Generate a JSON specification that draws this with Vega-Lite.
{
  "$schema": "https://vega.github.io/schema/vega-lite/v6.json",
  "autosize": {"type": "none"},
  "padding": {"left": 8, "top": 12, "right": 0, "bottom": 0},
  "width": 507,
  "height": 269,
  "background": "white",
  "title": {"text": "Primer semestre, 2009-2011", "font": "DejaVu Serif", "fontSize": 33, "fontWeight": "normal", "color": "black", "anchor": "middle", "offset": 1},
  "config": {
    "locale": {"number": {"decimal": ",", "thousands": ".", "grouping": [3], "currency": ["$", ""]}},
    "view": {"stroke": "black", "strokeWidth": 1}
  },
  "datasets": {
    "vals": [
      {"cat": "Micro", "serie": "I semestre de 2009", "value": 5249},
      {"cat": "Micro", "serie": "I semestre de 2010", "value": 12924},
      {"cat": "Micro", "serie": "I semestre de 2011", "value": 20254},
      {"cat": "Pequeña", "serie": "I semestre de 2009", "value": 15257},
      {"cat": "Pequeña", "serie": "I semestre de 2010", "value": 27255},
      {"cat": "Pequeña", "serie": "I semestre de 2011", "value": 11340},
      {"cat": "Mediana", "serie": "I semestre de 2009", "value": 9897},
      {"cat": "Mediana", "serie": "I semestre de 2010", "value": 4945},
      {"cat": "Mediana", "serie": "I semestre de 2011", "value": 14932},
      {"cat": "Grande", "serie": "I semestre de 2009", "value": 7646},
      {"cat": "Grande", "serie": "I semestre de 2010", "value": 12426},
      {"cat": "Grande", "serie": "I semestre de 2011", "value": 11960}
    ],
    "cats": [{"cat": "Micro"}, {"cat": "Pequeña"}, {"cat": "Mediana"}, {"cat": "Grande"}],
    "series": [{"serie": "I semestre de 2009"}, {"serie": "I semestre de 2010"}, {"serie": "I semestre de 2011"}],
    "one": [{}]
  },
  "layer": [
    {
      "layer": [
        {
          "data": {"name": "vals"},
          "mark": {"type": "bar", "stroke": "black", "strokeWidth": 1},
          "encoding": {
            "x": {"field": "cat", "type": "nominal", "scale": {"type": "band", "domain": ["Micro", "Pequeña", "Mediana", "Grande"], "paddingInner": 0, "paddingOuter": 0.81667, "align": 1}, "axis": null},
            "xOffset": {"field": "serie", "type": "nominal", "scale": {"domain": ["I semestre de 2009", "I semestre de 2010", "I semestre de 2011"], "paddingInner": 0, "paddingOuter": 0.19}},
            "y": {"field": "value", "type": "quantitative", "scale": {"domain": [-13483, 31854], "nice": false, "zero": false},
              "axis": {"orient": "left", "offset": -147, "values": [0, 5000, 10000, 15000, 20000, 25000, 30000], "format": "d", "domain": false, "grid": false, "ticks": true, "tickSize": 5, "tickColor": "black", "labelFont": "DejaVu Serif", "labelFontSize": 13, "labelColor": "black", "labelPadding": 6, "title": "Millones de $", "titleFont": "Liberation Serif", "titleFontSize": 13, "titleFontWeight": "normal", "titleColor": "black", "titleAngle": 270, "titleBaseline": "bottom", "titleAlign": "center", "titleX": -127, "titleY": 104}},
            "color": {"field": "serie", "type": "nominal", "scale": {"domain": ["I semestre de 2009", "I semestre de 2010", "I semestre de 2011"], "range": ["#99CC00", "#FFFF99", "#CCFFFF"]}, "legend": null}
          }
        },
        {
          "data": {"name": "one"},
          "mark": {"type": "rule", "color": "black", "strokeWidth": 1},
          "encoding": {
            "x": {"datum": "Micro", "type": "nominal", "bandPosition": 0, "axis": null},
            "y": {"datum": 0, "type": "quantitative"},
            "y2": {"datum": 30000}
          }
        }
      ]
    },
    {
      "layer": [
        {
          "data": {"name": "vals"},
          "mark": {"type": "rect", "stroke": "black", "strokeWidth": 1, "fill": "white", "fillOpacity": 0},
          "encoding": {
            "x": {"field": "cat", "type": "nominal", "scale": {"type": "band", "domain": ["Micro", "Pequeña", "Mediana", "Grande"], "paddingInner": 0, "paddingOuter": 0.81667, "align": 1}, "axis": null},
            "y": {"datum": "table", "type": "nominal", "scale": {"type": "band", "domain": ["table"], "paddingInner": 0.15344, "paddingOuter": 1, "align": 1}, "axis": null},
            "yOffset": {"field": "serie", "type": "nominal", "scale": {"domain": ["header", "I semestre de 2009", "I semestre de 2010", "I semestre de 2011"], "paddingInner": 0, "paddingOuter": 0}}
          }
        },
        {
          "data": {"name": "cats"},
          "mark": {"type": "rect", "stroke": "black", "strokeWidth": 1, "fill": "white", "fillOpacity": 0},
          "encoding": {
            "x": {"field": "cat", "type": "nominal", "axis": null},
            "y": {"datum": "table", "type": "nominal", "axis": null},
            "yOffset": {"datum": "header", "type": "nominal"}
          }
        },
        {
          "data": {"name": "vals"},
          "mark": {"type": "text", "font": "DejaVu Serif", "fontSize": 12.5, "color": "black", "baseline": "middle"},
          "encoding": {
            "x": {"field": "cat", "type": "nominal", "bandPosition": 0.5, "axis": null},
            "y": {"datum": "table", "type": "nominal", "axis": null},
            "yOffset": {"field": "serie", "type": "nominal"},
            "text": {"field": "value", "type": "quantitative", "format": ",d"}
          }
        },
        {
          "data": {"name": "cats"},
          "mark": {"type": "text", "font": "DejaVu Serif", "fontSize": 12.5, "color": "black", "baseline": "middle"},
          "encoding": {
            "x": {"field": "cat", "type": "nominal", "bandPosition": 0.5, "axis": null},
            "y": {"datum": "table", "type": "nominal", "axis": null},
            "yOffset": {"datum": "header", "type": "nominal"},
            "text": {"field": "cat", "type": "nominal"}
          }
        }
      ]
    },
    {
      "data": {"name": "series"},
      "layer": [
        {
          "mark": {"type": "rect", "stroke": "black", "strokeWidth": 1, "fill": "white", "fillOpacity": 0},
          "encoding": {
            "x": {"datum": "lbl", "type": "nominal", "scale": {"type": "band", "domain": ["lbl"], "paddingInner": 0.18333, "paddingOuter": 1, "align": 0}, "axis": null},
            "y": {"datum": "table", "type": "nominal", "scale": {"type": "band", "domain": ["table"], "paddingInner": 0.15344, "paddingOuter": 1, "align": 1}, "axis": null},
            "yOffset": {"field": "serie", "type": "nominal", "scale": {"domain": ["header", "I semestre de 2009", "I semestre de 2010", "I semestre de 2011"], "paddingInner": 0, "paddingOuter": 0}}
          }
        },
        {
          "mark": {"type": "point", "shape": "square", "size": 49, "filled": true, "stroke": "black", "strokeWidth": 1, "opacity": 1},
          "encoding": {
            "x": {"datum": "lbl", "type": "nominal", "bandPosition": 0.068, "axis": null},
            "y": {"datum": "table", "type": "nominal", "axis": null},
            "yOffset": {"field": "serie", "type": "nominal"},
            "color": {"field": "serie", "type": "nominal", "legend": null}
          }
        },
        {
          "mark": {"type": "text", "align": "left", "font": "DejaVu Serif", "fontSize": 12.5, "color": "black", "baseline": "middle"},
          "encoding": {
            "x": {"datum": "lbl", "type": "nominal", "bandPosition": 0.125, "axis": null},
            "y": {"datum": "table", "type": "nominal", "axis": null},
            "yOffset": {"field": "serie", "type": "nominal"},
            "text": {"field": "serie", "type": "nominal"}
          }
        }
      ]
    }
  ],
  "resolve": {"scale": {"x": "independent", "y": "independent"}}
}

---------------

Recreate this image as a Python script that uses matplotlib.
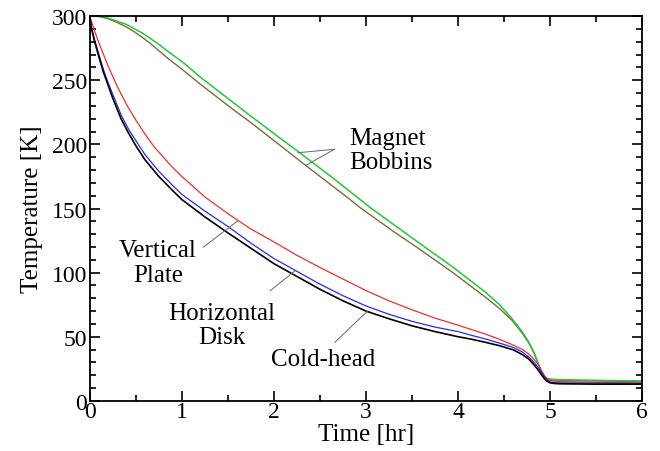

---------------

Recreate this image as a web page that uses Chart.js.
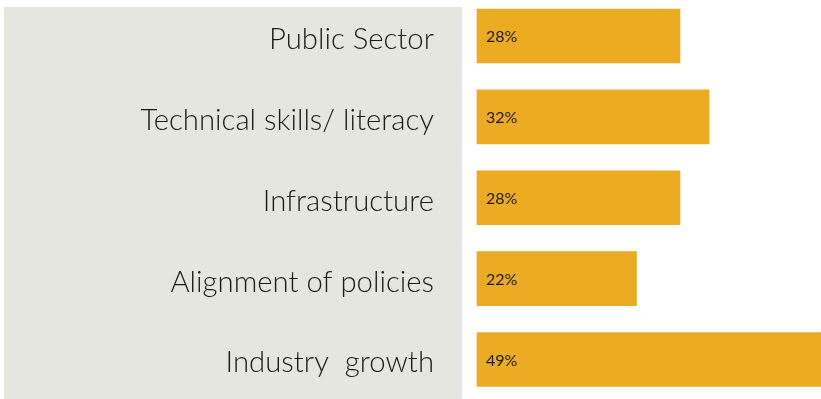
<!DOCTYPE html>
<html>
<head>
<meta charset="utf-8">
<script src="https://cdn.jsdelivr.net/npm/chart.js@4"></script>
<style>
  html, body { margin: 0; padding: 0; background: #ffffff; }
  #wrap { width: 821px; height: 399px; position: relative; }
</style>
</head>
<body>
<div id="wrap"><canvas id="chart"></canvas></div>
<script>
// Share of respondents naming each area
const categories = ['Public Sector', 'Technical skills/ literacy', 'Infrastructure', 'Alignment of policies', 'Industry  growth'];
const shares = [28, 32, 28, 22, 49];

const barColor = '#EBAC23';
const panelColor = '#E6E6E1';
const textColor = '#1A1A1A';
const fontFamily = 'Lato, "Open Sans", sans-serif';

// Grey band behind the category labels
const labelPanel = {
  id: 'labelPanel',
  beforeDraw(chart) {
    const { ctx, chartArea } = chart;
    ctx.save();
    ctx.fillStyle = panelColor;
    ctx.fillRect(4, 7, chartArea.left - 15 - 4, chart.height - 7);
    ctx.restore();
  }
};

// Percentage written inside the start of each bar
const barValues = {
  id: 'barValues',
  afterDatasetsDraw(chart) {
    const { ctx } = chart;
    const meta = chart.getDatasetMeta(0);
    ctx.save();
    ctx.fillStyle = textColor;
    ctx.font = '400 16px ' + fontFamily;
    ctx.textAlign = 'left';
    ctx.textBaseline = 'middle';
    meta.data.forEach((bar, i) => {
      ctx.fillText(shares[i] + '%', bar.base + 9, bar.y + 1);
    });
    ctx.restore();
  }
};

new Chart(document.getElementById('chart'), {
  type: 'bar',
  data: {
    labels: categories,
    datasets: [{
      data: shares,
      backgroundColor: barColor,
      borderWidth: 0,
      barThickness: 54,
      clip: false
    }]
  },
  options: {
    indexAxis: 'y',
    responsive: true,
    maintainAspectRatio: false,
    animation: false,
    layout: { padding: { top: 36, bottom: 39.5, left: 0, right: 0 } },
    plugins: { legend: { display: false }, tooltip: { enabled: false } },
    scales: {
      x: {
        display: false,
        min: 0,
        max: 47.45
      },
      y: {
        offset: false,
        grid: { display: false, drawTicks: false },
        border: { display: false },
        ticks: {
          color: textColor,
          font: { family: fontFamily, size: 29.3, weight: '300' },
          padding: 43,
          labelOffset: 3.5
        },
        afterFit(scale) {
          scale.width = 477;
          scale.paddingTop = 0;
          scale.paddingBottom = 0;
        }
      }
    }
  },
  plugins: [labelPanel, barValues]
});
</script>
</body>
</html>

---------------

### Work to be completed
Say how many lines above contain the string "this". Answer with the number only.

### Solved exercise
3